Back in the simple world that existed before the Big Bang of 1986, banks [which were then recognisable as a specific group of trading businesses] were subject to the corset. Just as a material corset pinches in the waistline of a person who is embarrassed by obesity, so the banking corset limited the extent to which each bank could expand its business. Banks were told the limits, and they obeyed: sort of, for a time. But then the Bank of England, as the regulator, allowed the rule to be 'bent': the Bank turned a blind eye to window dressing. The banks were required to demonstrate that they were keeping to the rules on one date each month; which allowed them to manage the timing of loans and repayments so that they went significantly about the permitted level for most of the month. It was by making and all-but-breaking such rules as the corset that old-style regulation became discredited. But if the rules and the methodologies had been imposed effectively they need never have become discredited. The supposedly gentlemanly banks of the pre-big-bang era slid around the rules: and their successors have continued to do so.

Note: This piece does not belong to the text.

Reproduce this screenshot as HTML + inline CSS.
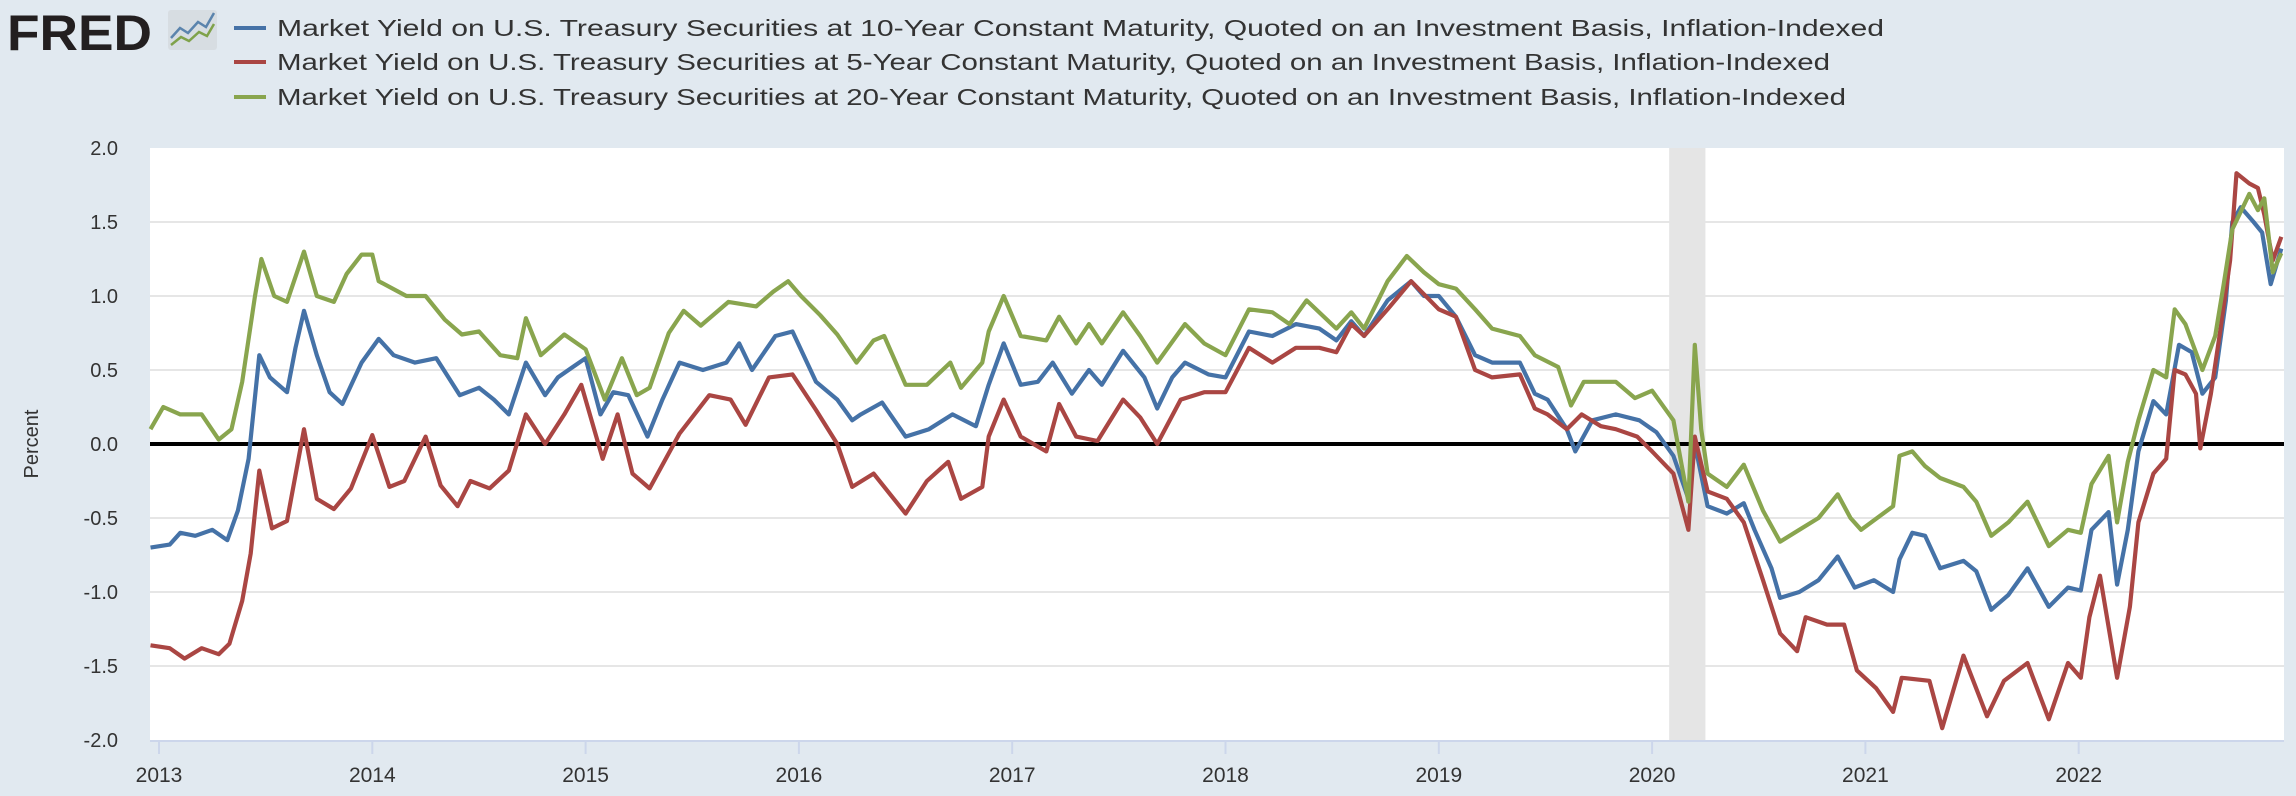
<!DOCTYPE html>
<html><head><meta charset="utf-8"><style>
html,body{margin:0;padding:0;background:#e1e9f0;}
svg{display:block;font-family:"Liberation Sans",sans-serif;}
</style></head><body>
<svg id="chart" width="2296" height="796" viewBox="0 0 2296 796">
<rect x="0" y="0" width="2296" height="796" fill="#e1e9f0"/>
<g>
<text x="7" y="50" font-size="50" font-weight="bold" fill="#231f20" textLength="145" lengthAdjust="spacingAndGlyphs">FRED</text>
<rect x="168" y="10" width="49" height="40" rx="3" fill="#d7dde2"/>
<polyline points="171,38 180,28 188,33 198,22 206,27 214,13" fill="none" stroke="#5b84ad" stroke-width="2.5"/>
<polyline points="171,45 181,37 189,41 199,32 207,36 214,24" fill="none" stroke="#7fa24a" stroke-width="2.5"/>
</g>
<g>
<g>
<line x1="234" y1="28" x2="266" y2="28" stroke="#4572a7" stroke-width="4"/>
<text x="277" y="36" font-size="23" fill="#333" textLength="1607" lengthAdjust="spacingAndGlyphs">Market Yield on U.S. Treasury Securities at 10-Year Constant Maturity, Quoted on an Investment Basis, Inflation-Indexed</text></g>
<g>
<line x1="234" y1="62" x2="266" y2="62" stroke="#aa4643" stroke-width="4"/>
<text x="277" y="70" font-size="23" fill="#333" textLength="1553" lengthAdjust="spacingAndGlyphs">Market Yield on U.S. Treasury Securities at 5-Year Constant Maturity, Quoted on an Investment Basis, Inflation-Indexed</text></g>
<g>
<line x1="234" y1="97" x2="266" y2="97" stroke="#89a54e" stroke-width="4"/>
<text x="277" y="105" font-size="23" fill="#333" textLength="1569" lengthAdjust="spacingAndGlyphs">Market Yield on U.S. Treasury Securities at 20-Year Constant Maturity, Quoted on an Investment Basis, Inflation-Indexed</text></g>
</g>
<rect x="150" y="148" width="2134" height="592" fill="#ffffff"/>
<text transform="translate(38,444) rotate(-90)" text-anchor="middle" font-size="20" fill="#333">Percent</text>
<g id="grid"></g><g id="rec"></g><g id="yl"></g><g id="xl"></g><g id="zero"></g><g id="series"></g>
</svg>
<script>
const yTicks=[-2.0,-1.5,-1.0,-0.5,0.0,0.5,1.0,1.5,2.0];
const xYears=[2013,2014,2015,2016,2017,2018,2019,2020,2021,2022];
const recession=[2020.08,2020.25];
const blueT=[2012.96,2013.05,2013.1,2013.17,2013.25,2013.32,2013.37,2013.42,2013.47,2013.52,2013.6,2013.64,2013.68,2013.74,2013.8,2013.86,2013.95,2014.03,2014.1,2014.2,2014.3,2014.41,2014.5,2014.57,2014.64,2014.72,2014.81,2014.87,2014.94,2015.0,2015.07,2015.13,2015.2,2015.29,2015.36,2015.44,2015.55,2015.66,2015.72,2015.78,2015.89,2015.97,2016.08,2016.18,2016.25,2016.29,2016.39,2016.5,2016.61,2016.72,2016.83,2016.89,2016.96,2017.04,2017.12,2017.19,2017.28,2017.36,2017.42,2017.52,2017.62,2017.68,2017.75,2017.81,2017.92,2018.0,2018.11,2018.22,2018.33,2018.44,2018.52,2018.59,2018.65,2018.76,2018.87,2018.93,2019.0,2019.08,2019.17,2019.25,2019.38,2019.45,2019.51,2019.6,2019.64,2019.72,2019.83,2019.94,2020.02,2020.1,2020.17,2020.2,2020.26,2020.35,2020.43,2020.48,2020.56,2020.6,2020.69,2020.78,2020.87,2020.95,2021.04,2021.13,2021.16,2021.22,2021.28,2021.35,2021.46,2021.52,2021.59,2021.67,2021.76,2021.86,2021.95,2022.01,2022.06,2022.14,2022.18,2022.23,2022.28,2022.35,2022.41,2022.47,2022.53,2022.58,2022.64,2022.69,2022.72,2022.76,2022.82,2022.86,2022.9,2022.95];
const blueV=[-0.7,-0.68,-0.6,-0.62,-0.58,-0.65,-0.45,-0.1,0.6,0.45,0.35,0.65,0.9,0.6,0.35,0.27,0.55,0.71,0.6,0.55,0.58,0.33,0.38,0.3,0.2,0.55,0.33,0.45,0.52,0.58,0.2,0.35,0.33,0.05,0.3,0.55,0.5,0.55,0.68,0.5,0.73,0.76,0.42,0.3,0.16,0.2,0.28,0.05,0.1,0.2,0.12,0.4,0.68,0.4,0.42,0.55,0.34,0.5,0.4,0.63,0.45,0.24,0.45,0.55,0.47,0.45,0.76,0.73,0.81,0.78,0.7,0.83,0.73,0.97,1.1,1.0,1.0,0.86,0.6,0.55,0.55,0.34,0.3,0.1,-0.05,0.16,0.2,0.16,0.08,-0.08,-0.37,0,-0.42,-0.47,-0.4,-0.58,-0.84,-1.04,-1.0,-0.92,-0.76,-0.97,-0.92,-1.0,-0.78,-0.6,-0.62,-0.84,-0.79,-0.86,-1.12,-1.02,-0.84,-1.1,-0.97,-0.99,-0.58,-0.46,-0.95,-0.58,-0.05,0.29,0.2,0.67,0.62,0.34,0.45,0.97,1.5,1.6,1.5,1.43,1.08,1.32];
const redT=[2012.96,2013.05,2013.12,2013.2,2013.28,2013.33,2013.39,2013.43,2013.47,2013.53,2013.6,2013.68,2013.74,2013.82,2013.9,2014.0,2014.08,2014.15,2014.25,2014.32,2014.4,2014.46,2014.55,2014.64,2014.72,2014.81,2014.9,2014.98,2015.08,2015.15,2015.22,2015.3,2015.44,2015.58,2015.68,2015.75,2015.86,2015.97,2016.08,2016.18,2016.25,2016.35,2016.5,2016.6,2016.7,2016.76,2016.86,2016.89,2016.96,2017.04,2017.16,2017.22,2017.3,2017.4,2017.52,2017.6,2017.68,2017.79,2017.9,2018.0,2018.11,2018.22,2018.33,2018.44,2018.52,2018.59,2018.65,2018.76,2018.87,2019.0,2019.08,2019.17,2019.25,2019.38,2019.45,2019.51,2019.6,2019.67,2019.76,2019.83,2019.93,2020.0,2020.1,2020.17,2020.2,2020.26,2020.35,2020.43,2020.52,2020.6,2020.68,2020.72,2020.82,2020.9,2020.96,2021.05,2021.13,2021.17,2021.3,2021.36,2021.46,2021.57,2021.65,2021.76,2021.86,2021.95,2022.01,2022.05,2022.1,2022.18,2022.24,2022.28,2022.35,2022.41,2022.45,2022.5,2022.55,2022.57,2022.62,2022.66,2022.71,2022.74,2022.8,2022.84,2022.87,2022.91,2022.95];
const redV=[-1.36,-1.38,-1.45,-1.38,-1.42,-1.35,-1.06,-0.74,-0.18,-0.57,-0.52,0.1,-0.37,-0.44,-0.3,0.06,-0.29,-0.25,0.05,-0.28,-0.42,-0.25,-0.3,-0.18,0.2,0.0,0.2,0.4,-0.1,0.2,-0.2,-0.3,0.07,0.33,0.3,0.13,0.45,0.47,0.23,0.0,-0.29,-0.2,-0.47,-0.25,-0.12,-0.37,-0.29,0.05,0.3,0.05,-0.05,0.27,0.05,0.02,0.3,0.18,0.0,0.3,0.35,0.35,0.65,0.55,0.65,0.65,0.62,0.81,0.73,0.91,1.1,0.91,0.86,0.5,0.45,0.47,0.24,0.2,0.1,0.2,0.12,0.1,0.05,-0.05,-0.2,-0.58,0.05,-0.32,-0.37,-0.53,-0.92,-1.28,-1.4,-1.17,-1.22,-1.22,-1.53,-1.65,-1.81,-1.58,-1.6,-1.92,-1.43,-1.84,-1.6,-1.48,-1.86,-1.48,-1.58,-1.17,-0.89,-1.58,-1.1,-0.53,-0.2,-0.1,0.5,0.47,0.34,-0.03,0.34,0.73,1.24,1.83,1.76,1.73,1.55,1.24,1.4];
const greenT=[2012.96,2013.02,2013.1,2013.2,2013.28,2013.34,2013.39,2013.45,2013.48,2013.54,2013.6,2013.68,2013.74,2013.82,2013.88,2013.95,2014.0,2014.03,2014.16,2014.25,2014.34,2014.42,2014.5,2014.6,2014.68,2014.72,2014.79,2014.9,2015.0,2015.09,2015.17,2015.24,2015.3,2015.39,2015.46,2015.54,2015.67,2015.8,2015.88,2015.95,2016.01,2016.1,2016.18,2016.27,2016.35,2016.4,2016.5,2016.6,2016.71,2016.76,2016.86,2016.89,2016.96,2017.04,2017.16,2017.22,2017.3,2017.36,2017.42,2017.52,2017.6,2017.68,2017.81,2017.9,2018.0,2018.11,2018.22,2018.3,2018.38,2018.52,2018.59,2018.65,2018.76,2018.85,2018.93,2019.0,2019.08,2019.17,2019.25,2019.38,2019.45,2019.56,2019.62,2019.68,2019.83,2019.92,2020.0,2020.1,2020.17,2020.2,2020.23,2020.26,2020.35,2020.43,2020.52,2020.6,2020.69,2020.78,2020.87,2020.93,2020.98,2021.13,2021.16,2021.22,2021.28,2021.35,2021.46,2021.52,2021.59,2021.67,2021.76,2021.86,2021.95,2022.01,2022.06,2022.14,2022.18,2022.23,2022.28,2022.35,2022.41,2022.45,2022.5,2022.58,2022.64,2022.68,2022.72,2022.8,2022.84,2022.87,2022.91,2022.95];
const greenV=[0.1,0.25,0.2,0.2,0.03,0.1,0.42,1.0,1.25,1.0,0.96,1.3,1.0,0.96,1.15,1.28,1.28,1.1,1.0,1.0,0.84,0.74,0.76,0.6,0.58,0.85,0.6,0.74,0.64,0.3,0.58,0.33,0.38,0.75,0.9,0.8,0.96,0.93,1.03,1.1,1.0,0.87,0.74,0.55,0.7,0.73,0.4,0.4,0.55,0.38,0.55,0.76,1.0,0.73,0.7,0.86,0.68,0.81,0.68,0.89,0.73,0.55,0.81,0.68,0.6,0.91,0.89,0.81,0.97,0.78,0.89,0.78,1.1,1.27,1.16,1.08,1.05,0.91,0.78,0.73,0.6,0.52,0.26,0.42,0.42,0.31,0.36,0.16,-0.39,0.67,0.1,-0.2,-0.29,-0.14,-0.45,-0.66,-0.58,-0.5,-0.34,-0.5,-0.58,-0.42,-0.08,-0.05,-0.15,-0.23,-0.29,-0.39,-0.62,-0.53,-0.39,-0.69,-0.58,-0.6,-0.27,-0.08,-0.53,-0.12,0.16,0.5,0.45,0.91,0.81,0.5,0.73,1.08,1.45,1.69,1.58,1.66,1.16,1.29];

const NS='http://www.w3.org/2000/svg';
const L=150,R=2284,T=148,B=740;
function xs(t){return Math.max(L,Math.min(R,159+(t-2013)*213.3));}
function ys(v){return 444-v*148;}
function mk(tag,attrs,parent){const e=document.createElementNS(NS,tag);for(const k in attrs)e.setAttribute(k,attrs[k]);document.getElementById(parent).appendChild(e);return e;}

yTicks.forEach(v=>{
  if(v!==2.0&&v!==-2.0){
    const g=mk('line',{x1:L,x2:R,y1:ys(v),y2:ys(v),stroke:'#e6e6e6','stroke-width':2},'grid');
    
    
  }
  const t=mk('text',{x:118,y:ys(v)+7,'text-anchor':'end','font-size':20,fill:'#333'},'yl');
  t.textContent=v.toFixed(1);
  
  
});
const rb=mk('rect',{x:xs(recession[0]),y:T,width:xs(recession[1])-xs(recession[0]),height:B-T,fill:'#e5e5e5'},'rec');


const ax=mk('line',{x1:L,x2:R,y1:B+1,y2:B+1,stroke:'#ccd6eb','stroke-width':2},'xl');


xYears.forEach(y=>{
  const tk=mk('line',{x1:xs(y),x2:xs(y),y1:B,y2:B+14,stroke:'#ccd6eb','stroke-width':2},'xl');
  
  
  const t=mk('text',{x:xs(y),y:782,'text-anchor':'middle','font-size':21,fill:'#333'},'xl');
  t.textContent=String(y);
  
  
});
const z=mk('line',{x1:L,x2:R,y1:ys(0),y2:ys(0),stroke:'#000','stroke-width':4},'zero');


function series(T_,V_,color,name){
  const pts=T_.map((t,i)=>xs(t).toFixed(1)+','+ys(V_[i]).toFixed(1)).join(' ');
  const p=mk('polyline',{points:pts,fill:'none',stroke:color,'stroke-width':4.2,'stroke-linejoin':'round'},'series');
  
  
}
series(blueT,blueV,'#4572a7','series-10-year');
series(redT,redV,'#aa4643','series-5-year');
series(greenT,greenV,'#89a54e','series-20-year');
</script>
</body></html>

The present situation in both global finance and in domestic stock markets requires control. History shows that market players ignore rules that are not enforced, and try to manipulate rules and principles that are enforced; so we should be prepared now to treat market participants with firmness - and no exceptions - if rules or precepts are broken.Then new, simple rules can be made and new precepts for the conduct of market operatives can b established.

Within share markets, rules should specify that only registered owners of shares could ever vote on those shares: and company secretaries [or equivalents] should be required to certify compliance [with draconian penalties for breaches].  A corset can be applied to movements in the valuation of shares, such that sales and all other types of transfers of shares are frozen after the price has moved up or down by more than 1% in a day, or 2% in any three-day period. The period of the freeze would then be announced by the regulator, and would not be less than the time necessary for the buyers to pay for the last shares sold and register their new ownership. Exactly similar rules could apply to sales of state bonds and other financial instruments. Derivatives, swaps and other gambling slips that are created and traded as 'hedging' instruments should be subject to gambling tax of at least 10%, and subjected to gambling laws and the regulation of the Gambling Commission. The Commission could establish its own corset on the creation of each class of betting instrument.

Market participants and their conduct can be controlled - and should be controlled. The control need not be complex: just the opposite. The best control would be simple control, and breaches of both the rules and the principles must be punished by both financial levies and penal servitude.